Sincretismo e Adaptações Contemporâneas
Como muitas entidades da Encantaria, a Princesa Jarina é sincretizada com figuras do catolicismo popular e do folclore brasileiro. Em algumas comunidades, ela é identificada com Santa Bárbara — associada à força e à justiça — ou com Nossa Senhora da Conceição, reforçando sua imagem materna e protetora. Esse sincretismo não apenas preserva suas raízes africanas e indígenas, mas também permite sua aceitação em contextos urbanos, onde terreiros adaptam rituais para manter viva a tradição .
Cultura Viva e Resistência
A devoção à Princesa Jarina reflete a resistência cultural das religiões afro-indígenas frente à intolerância religiosa e à marginalização histórica. Em Codó (MA), epicentro do Terecô, festas em sua homenagem atraem fiéis de diversas regiões, revitalizando práticas ancestrais e fortalecendo identidades locais. Eventos como o Brinquedo de Cura — ritual público que combina música, dança e incorporação — são espaços onde sua presença se manifesta, reafirmando a Encantaria como um sistema dinâmico e vivo .

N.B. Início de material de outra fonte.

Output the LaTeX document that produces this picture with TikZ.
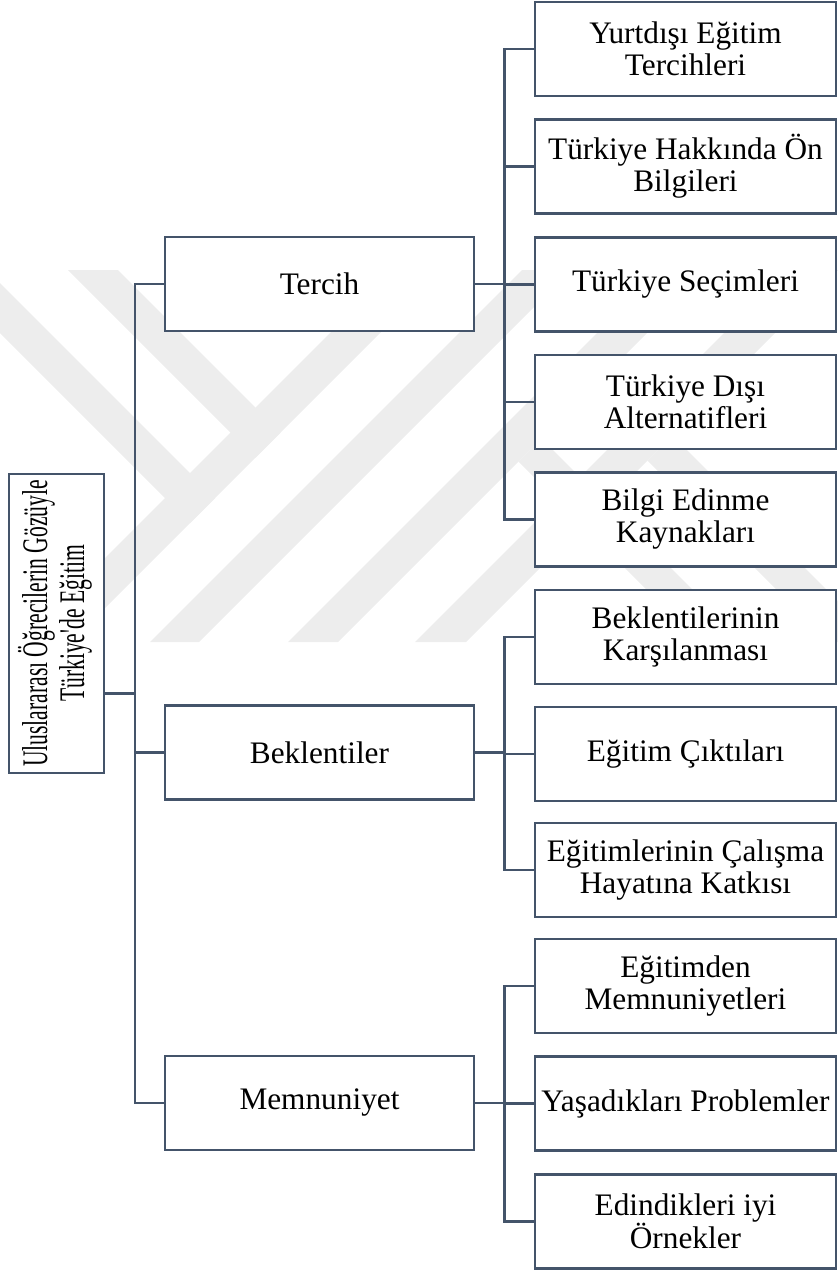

Legado e Significado Atual
A Princesa Jarina transcende o papel religioso: ela é um símbolo da interconexão entre humanos e natureza, da memória ancestral e da pluralidade cultural do Nordeste. Sua história, transmitida oralmente por décadas, ilustra como as religiões de matriz afro-indígena reinterpretam mitos e adaptam-se aos desafios contemporâneos, mantendo diálogos entre o sagrado e o cotidiano.
Para pesquisadores, sua figura abre caminhos para estudos sobre cosmologias não ocidentais e a agência espiritual em contextos urbanos, temas explorados em trabalhos etnográficos como os de Ahlert e Ferretti . Já para os praticantes, ela permanece uma fonte de força, orientação e cura, encapsulando a essência da Encantaria: um universo onde o passado e o presente coexistem em harmonia.